“Does Magna Carta mean nothing to you? Did she die in vain?” pleaded Tony Hancock in an episode of Hancock’s Half Hour (titled, topically at the time, Twelve Angry Men). Well, Magna Carta means something to Young Dave, because he’s putting it at the centrepiece of his magnificently empty rhetoric about British Values, in the wake of the Trojan Horse plot, which still wasn’t a plot.
“This week there has been a big debate about British values ... I’m clear about what these values are – and I’m equally clear that they should be promoted in every school and to every child in our country ... a belief in freedom, tolerance of others, accepting personal and social responsibility, respecting and upholding the rule of law – are the things we should try to live by every day”. Jolly good sheow!
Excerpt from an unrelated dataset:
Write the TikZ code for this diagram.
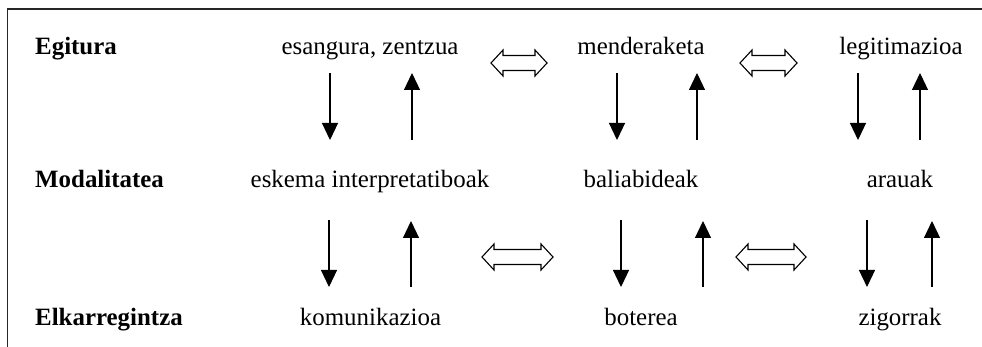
\documentclass[tikz,border=0pt]{standalone}
\usepackage{fontspec}
\setmainfont{Liberation Serif}
\usetikzlibrary{arrows.meta}
\tikzset{
  lbl/.style={anchor=base, inner sep=0pt, font=\fontsize{24.9}{30}\selectfont},
  rowlbl/.style={anchor=base west, inner sep=0pt, font=\fontsize{24.9}{30}\selectfont\bfseries},
  vconn/.style={line width=1.2pt, -{Triangle[width=16pt,length=17pt]}},
  openarr/.style={draw=black, fill=white, line width=1.1pt, line join=miter},
  frame/.style={line width=1.3pt, draw=black!85}
}
\newcommand\myopenarrow[3]{% xa, xb, cy
  \draw[openarr] (#1,#3) -- ({#1+12},{#3-13}) -- ({#1+12},{#3-7.5}) -- ({#2-12},{#3-7.5})
    -- ({#2-12},{#3-13}) -- (#2,#3) -- ({#2-12},{#3+13}) -- ({#2-12},{#3+7.5})
    -- ({#1+12},{#3+7.5}) -- ({#1+12},{#3+13}) -- cycle;}
\begin{document}
\begin{tikzpicture}[x=1pt,y=-1pt]
\useasboundingbox (0,0) rectangle (982,347);
% frame
\coordinate (fl) at (7.5,347);
\coordinate (fc) at (7.5,9);
\coordinate (fr) at (982,9);
\draw[frame] (fl) -- (fc) -- (fr);
% row labels
\node[rowlbl] (egitura) at (35,55) {Egitura};
\node[rowlbl] (modal) at (35,188) {Modalitatea};
\node[rowlbl] (elkar) at (35,325) {Elkarregintza};
% texts
\node[lbl] (esang) at (370,55) {esangura, zentzua};
\node[lbl] (mender) at (641,55) {menderaketa};
\node[lbl] (legit) at (901,55) {legitimazioa};
\node[lbl] (eskema) at (370,188) {eskema interpretatiboak};
\node[lbl] (baliab) at (641,188) {baliabideak};
\node[lbl] (arauak) at (900,188) {arauak};
\node[lbl] (komun) at (370.5,325) {komunikazioa};
\node[lbl] (boter) at (641,325) {boterea};
\node[lbl] (zigor) at (900,325) {zigorrak};
% connector end points
\foreach \n/\xd/\xu in {a/330/412, b/617/697, c/858/920}{
  \coordinate (td\n s) at (\xd,73);  \coordinate (td\n e) at (\xd,140);
  \coordinate (tu\n s) at (\xu,140); \coordinate (tu\n e) at (\xu,73);
}
\foreach \n/\xd/\xu in {a/329/411, b/621/703, c/867/932}{
  \coordinate (bd\n s) at (\xd,220); \coordinate (bd\n e) at (\xd,287);
  \coordinate (bu\n s) at (\xu,287); \coordinate (bu\n e) at (\xu,221);
}
\foreach \n in {a,b,c}{
  \draw[vconn] (td\n s) -- (td\n e);
  \draw[vconn] (tu\n s) -- (tu\n e);
  \draw[vconn] (bd\n s) -- (bd\n e);
  \draw[vconn] (bu\n s) -- (bu\n e);
}
% open double arrows
\myopenarrow{491}{547}{63}
\myopenarrow{740}{797}{63}
\myopenarrow{482}{553}{257}
\myopenarrow{736}{806}{257}
\end{tikzpicture}
\end{document}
Then Cameron gets on to a slightly stickier track: “Our freedom doesn’t come from thin air. It is rooted in our parliamentary democracy and free press. Our sense of responsibility and the rule of law is attached to our courts and independent judiciary. Our belief in tolerance was won through struggle and is linked to the various churches and faith groups that have come to call Britain home”.
At this point, the bullshit detector sounded long and loud. There are all kinds of glaring flaws in the PM’s argument – Owen Jones has an interesting personal angle on them HERE – but, for me, Cameron is in serious trouble when he sounds off about “parliamentary democracy and a free press”, especially in the year when we commemorate 100 years since the start of The Great War.
World War 1 was the last war when the ruling class, by whatever means, caused the working man to do their bidding, which all too often meant being slaughtered in their hundreds of thousands under the leadership of staggeringly incompetent leaders like Douglas Haig (who was, in his own retelling, a hero). The overwhelming majority of ordinary soldiers from the UK did not even have the vote.
“Parliamentary democracy”? Only after so many had been sacrificed was the property qualification removed, and all men over 21 enfranchised. Women had to wait until 1929 to see all their voices heard at a General Election. “Tolerance”? The Tories opposed legislation like the Race Relations Acts tooth and nail – the last of these was passed into law just 38 years ago.
“Free press”? The only significant newspapers not under the control of Rupert Murdoch, Lord Rothermere, the Barclay Brothers, Richard Desmond or Evgeny Lebedev are the Mirror titles, and Guardian Media Group. That’s not so free. And that not so free press wastes no time beating up on, and seeking to influence, that “Independent Judiciary”. Or has Dave forgotten the Leveson Inquiry already?
By all means talk about British values. But let us be honest about it.